Techwire: What is your estimated IT budget and how many employees do you have? What is the overall budget?

Noronha: The IT Budget for the California Department of Insurance is $22.4 million ($7.4 million Program Support IT, $15 million Information Technology Division). The total authorized positions as of FY 2020-21 is 1,416.5. The State Operations budget of the California Department of Insurance for FY 2020-21 is $241.4 million. Please note: We did not include the Local Assistance budget that goes directly to the district attorneys.

Techwire: How do you prefer to be contacted by vendors, including via social media such as LinkedIn? How might vendors best educate themselves before meeting with you?

Noronha: It is our procurement policy not to meet with vendors; however, vendors can provide their information to ITDProcurement@insurance.ca.gov and provide contact information and product/service offerings. Vendors should be able to identify available contracting vehicles such as leveraged procurement agreements and also provide resellers or potential partners.

Techwire: In your tenure in this position, which project or achievement are you most proud of?

Noronha: The Menu Modernization project would be my most significant achievement at CDI. I began my tenure here in late 2010 and spent the first four years putting a team together that planned, initiated and successfully delivered several major initiatives. As we evolved as an IT organization, we have morphed from our focus on projects to products with planned life cycles, which is more in line with the continuous incremental delivery expectations of both CDI and the industry. Along the way, numerous other changes such as transition from a waterfall to a limited iterative approach, enhanced program ownership of IT products and participation in their development, and strengthening IT governance have all been part of this journey.

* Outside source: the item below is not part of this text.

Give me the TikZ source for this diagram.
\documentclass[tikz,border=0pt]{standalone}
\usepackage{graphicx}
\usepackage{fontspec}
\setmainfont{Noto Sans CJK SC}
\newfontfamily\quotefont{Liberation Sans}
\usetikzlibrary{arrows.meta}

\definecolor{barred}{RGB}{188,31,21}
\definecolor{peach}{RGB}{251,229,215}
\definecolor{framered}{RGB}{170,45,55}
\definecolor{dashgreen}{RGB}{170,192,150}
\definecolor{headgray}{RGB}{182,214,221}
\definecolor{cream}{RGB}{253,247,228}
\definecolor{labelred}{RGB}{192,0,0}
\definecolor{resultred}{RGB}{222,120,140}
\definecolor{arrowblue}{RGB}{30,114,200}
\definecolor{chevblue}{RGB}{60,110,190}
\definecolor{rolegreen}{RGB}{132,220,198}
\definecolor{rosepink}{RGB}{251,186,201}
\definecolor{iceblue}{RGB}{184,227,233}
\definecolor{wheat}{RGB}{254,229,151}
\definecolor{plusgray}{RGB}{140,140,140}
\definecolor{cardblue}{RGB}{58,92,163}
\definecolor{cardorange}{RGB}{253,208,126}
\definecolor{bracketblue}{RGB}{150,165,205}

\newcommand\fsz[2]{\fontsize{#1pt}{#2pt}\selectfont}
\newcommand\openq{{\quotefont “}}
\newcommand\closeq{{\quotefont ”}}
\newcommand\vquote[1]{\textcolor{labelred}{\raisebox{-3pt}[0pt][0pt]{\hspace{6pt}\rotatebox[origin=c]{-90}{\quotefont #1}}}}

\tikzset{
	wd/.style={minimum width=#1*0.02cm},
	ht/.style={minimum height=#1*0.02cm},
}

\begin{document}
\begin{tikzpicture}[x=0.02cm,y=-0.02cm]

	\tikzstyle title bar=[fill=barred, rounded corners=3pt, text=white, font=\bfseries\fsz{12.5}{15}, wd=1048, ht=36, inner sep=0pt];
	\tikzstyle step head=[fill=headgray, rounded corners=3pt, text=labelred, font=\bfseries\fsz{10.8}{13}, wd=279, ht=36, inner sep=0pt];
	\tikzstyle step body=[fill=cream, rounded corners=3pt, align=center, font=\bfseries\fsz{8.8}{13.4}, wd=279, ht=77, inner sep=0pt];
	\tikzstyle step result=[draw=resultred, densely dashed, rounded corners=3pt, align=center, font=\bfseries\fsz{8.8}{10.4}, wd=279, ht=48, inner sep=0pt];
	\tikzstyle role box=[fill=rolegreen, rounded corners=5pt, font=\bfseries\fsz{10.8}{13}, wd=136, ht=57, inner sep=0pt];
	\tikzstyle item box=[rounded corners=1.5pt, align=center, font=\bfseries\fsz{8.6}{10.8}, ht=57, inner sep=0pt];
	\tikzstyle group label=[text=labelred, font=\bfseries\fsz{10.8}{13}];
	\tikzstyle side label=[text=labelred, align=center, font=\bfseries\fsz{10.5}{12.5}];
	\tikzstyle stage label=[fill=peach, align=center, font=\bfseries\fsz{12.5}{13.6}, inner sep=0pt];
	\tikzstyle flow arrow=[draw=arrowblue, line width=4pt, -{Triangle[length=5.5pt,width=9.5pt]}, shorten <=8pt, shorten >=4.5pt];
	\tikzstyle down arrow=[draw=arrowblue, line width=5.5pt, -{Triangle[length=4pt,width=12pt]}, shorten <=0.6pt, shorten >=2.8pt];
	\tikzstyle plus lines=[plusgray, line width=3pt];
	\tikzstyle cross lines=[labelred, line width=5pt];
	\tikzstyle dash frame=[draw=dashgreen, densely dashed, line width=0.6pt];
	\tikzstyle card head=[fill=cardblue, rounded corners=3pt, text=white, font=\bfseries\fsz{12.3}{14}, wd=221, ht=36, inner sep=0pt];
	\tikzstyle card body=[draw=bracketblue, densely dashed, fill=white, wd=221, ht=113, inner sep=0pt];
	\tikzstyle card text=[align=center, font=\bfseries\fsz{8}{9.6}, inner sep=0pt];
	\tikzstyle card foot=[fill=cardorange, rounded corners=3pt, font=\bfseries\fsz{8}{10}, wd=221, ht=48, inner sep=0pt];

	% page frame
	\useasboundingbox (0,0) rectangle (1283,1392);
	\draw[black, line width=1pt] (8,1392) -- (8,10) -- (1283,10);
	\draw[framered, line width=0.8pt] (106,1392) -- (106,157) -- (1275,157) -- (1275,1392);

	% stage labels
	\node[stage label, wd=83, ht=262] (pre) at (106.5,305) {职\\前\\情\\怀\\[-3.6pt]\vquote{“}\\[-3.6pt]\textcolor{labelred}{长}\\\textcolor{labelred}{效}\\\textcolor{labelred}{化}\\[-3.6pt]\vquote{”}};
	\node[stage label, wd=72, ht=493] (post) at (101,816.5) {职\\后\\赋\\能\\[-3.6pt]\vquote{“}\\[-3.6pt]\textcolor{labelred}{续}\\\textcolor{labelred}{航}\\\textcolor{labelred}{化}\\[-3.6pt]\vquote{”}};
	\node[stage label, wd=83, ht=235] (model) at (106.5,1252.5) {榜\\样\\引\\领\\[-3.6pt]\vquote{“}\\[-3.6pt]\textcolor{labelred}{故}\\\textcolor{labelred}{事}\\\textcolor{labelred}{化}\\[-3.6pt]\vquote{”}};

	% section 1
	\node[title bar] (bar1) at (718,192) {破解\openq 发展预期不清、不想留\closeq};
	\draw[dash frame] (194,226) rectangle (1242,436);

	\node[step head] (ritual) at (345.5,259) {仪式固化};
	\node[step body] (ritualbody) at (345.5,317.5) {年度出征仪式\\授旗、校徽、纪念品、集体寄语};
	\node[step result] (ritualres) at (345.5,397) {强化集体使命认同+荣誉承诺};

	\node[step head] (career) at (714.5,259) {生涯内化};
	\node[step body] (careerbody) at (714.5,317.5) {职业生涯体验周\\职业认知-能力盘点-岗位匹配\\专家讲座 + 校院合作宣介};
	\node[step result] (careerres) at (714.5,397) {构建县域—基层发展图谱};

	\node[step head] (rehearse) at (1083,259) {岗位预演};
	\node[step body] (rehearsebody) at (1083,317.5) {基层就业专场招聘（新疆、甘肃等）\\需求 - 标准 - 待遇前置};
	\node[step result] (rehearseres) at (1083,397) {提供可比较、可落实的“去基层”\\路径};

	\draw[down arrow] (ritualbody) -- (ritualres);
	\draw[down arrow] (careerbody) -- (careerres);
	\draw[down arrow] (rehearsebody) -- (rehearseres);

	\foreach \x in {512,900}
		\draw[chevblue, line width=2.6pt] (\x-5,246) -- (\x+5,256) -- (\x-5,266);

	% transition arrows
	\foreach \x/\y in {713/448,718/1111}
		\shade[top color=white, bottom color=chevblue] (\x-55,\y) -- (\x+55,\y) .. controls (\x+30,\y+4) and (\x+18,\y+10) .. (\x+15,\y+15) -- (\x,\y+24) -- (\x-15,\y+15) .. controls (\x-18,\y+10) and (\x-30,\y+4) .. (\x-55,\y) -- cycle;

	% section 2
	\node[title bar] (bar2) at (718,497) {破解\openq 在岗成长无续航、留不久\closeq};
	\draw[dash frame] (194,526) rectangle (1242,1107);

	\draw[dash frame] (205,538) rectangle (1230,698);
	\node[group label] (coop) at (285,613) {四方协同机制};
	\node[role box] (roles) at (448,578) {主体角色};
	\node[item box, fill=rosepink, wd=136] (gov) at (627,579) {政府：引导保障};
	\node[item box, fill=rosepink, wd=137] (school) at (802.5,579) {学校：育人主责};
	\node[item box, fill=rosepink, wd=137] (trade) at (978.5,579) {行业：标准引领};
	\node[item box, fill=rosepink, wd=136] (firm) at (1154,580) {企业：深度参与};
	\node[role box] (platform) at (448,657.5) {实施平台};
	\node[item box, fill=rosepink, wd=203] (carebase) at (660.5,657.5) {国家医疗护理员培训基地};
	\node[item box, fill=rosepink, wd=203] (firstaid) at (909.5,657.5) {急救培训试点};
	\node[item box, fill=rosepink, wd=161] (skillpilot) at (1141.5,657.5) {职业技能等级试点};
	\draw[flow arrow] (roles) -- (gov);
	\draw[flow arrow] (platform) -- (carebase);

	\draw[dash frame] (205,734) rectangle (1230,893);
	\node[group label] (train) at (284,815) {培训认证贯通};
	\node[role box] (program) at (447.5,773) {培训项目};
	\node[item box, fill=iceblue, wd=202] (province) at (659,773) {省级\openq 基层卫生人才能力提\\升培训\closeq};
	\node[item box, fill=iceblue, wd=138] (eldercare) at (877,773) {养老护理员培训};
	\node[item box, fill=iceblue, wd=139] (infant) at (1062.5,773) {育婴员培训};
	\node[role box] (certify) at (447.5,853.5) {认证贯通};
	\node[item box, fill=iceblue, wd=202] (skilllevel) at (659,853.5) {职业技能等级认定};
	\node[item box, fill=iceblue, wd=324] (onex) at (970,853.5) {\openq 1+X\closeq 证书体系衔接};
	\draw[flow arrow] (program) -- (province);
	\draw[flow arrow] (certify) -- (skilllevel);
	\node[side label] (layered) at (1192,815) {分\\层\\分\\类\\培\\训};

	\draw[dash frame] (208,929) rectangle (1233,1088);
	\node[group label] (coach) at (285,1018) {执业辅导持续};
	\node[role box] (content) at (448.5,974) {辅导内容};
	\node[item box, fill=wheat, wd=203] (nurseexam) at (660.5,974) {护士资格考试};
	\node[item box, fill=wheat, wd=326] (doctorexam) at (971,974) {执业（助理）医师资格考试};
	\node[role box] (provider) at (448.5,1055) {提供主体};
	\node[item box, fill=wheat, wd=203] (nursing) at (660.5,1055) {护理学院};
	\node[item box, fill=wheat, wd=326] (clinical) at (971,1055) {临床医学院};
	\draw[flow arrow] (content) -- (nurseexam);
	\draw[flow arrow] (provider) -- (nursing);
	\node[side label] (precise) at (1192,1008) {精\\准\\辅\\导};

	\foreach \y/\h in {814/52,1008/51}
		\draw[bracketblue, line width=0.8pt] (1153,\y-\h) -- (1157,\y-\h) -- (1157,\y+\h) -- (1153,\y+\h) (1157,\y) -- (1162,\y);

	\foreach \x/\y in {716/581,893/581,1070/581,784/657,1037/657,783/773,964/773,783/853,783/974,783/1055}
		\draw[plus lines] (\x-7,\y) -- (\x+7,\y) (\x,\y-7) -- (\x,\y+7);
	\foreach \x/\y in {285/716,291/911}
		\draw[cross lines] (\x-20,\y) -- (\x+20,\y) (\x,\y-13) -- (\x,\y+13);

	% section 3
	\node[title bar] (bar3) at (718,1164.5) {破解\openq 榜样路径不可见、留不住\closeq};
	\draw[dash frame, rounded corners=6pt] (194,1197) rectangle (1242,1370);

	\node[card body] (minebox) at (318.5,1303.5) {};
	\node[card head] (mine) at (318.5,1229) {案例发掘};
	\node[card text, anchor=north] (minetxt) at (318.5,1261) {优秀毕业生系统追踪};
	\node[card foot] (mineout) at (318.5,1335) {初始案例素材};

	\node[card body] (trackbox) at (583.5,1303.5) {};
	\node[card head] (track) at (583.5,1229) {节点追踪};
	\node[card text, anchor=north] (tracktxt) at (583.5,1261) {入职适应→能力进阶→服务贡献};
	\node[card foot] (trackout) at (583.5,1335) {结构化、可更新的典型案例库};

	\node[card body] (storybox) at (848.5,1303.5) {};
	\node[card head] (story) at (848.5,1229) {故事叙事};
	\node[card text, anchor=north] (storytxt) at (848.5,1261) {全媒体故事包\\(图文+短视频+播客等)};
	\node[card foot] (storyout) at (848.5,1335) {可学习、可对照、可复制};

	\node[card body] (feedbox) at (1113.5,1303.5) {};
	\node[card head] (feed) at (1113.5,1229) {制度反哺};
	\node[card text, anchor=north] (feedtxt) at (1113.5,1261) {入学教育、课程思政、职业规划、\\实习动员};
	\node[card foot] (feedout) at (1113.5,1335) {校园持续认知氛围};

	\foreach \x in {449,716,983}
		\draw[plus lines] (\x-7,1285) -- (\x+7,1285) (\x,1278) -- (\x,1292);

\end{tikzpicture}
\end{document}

Techwire: If you could change one thing about IT procurement, what would it be?

Noronha: I don’t believe there is a single item about IT procurement that will make a significant difference. The entire stream starting with the Project Approval Lifecycle (PAL), BCP (budget change proposal), budget process, and RFP needs to be considered. With so many projects failing to meet their initial objectives, all of the above are necessary; however, there is significant room for improvement. For smaller departments like CDI, expanding the leveraged procurement options would also be very valuable.

Techwire: What do you read to stay abreast of developments in the gov tech/SLED sector?

Noronha: Industry journals, technical notes, documents and publications, research articles from major industry consulting houses, formal and information education.

Techwire: What are your hobbies, and what do you enjoy reading?

Noronha: Playing video games, watching or reading detective books or series, viewing sports and following certain sports.

Editor’s note: This interview has been lightly edited for style and brevity.